Problem details:
How many lines in the listing below include the word "this"? Reply with the count alone.

Records
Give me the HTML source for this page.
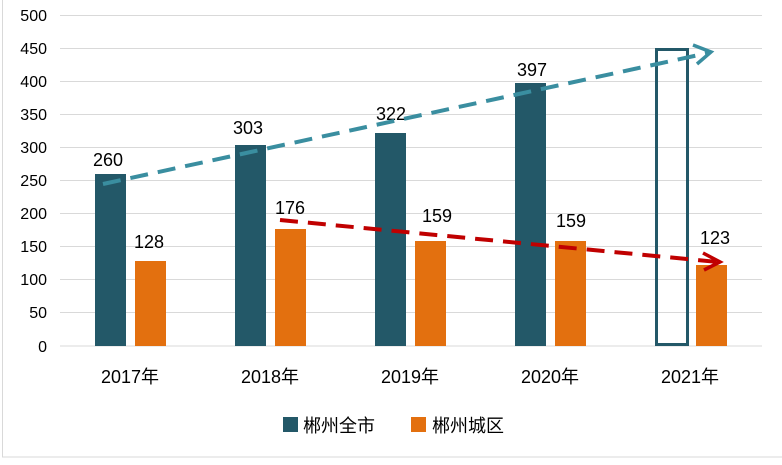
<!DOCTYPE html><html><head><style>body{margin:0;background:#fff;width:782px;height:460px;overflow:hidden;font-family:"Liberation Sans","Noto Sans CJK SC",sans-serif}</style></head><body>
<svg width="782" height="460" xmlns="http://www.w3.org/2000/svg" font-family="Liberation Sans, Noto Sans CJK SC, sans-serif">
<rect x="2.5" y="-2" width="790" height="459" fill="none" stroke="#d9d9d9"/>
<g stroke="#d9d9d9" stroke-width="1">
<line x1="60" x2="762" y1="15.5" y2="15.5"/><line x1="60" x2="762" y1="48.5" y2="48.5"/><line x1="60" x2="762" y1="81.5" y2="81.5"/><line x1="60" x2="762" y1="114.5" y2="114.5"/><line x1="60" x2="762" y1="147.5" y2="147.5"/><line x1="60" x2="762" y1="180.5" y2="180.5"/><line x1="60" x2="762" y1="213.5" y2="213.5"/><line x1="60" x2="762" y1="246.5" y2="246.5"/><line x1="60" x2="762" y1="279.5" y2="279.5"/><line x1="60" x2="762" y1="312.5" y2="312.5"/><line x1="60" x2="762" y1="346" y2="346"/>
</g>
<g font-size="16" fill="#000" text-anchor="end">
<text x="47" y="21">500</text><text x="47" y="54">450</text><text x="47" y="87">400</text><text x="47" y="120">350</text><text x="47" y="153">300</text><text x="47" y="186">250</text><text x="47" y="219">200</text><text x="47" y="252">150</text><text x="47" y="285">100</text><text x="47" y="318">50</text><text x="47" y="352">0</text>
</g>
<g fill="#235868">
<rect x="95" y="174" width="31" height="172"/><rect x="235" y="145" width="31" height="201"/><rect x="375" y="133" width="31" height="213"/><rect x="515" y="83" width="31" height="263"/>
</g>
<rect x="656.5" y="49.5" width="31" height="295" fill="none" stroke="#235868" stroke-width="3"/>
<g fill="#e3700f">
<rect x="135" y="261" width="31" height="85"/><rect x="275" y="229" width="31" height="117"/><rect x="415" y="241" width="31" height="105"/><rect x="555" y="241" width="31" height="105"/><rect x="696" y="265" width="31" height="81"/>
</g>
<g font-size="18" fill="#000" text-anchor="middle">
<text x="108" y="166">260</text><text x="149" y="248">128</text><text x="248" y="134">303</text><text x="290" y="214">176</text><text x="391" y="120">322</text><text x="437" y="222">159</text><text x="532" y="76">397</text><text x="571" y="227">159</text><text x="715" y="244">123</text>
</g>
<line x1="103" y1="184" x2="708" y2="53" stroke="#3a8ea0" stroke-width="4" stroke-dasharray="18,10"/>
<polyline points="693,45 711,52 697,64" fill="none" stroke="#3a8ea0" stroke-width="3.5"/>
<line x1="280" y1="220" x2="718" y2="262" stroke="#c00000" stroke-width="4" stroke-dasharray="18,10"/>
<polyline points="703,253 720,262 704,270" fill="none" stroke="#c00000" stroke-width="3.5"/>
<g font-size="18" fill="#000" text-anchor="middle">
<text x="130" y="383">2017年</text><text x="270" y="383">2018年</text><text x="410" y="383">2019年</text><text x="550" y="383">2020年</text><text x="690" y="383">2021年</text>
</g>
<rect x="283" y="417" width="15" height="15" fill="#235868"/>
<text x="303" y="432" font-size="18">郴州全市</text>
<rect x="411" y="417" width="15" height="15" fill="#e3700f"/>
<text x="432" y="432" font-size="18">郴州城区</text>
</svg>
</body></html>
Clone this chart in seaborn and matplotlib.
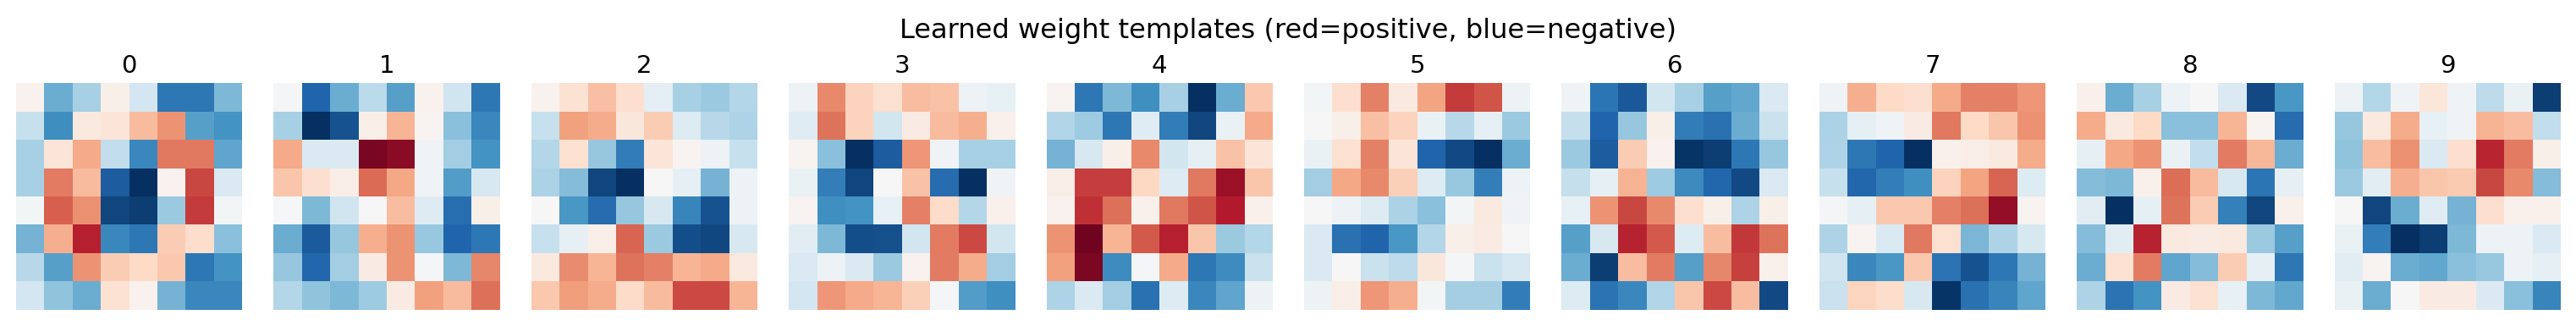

Task answer:
2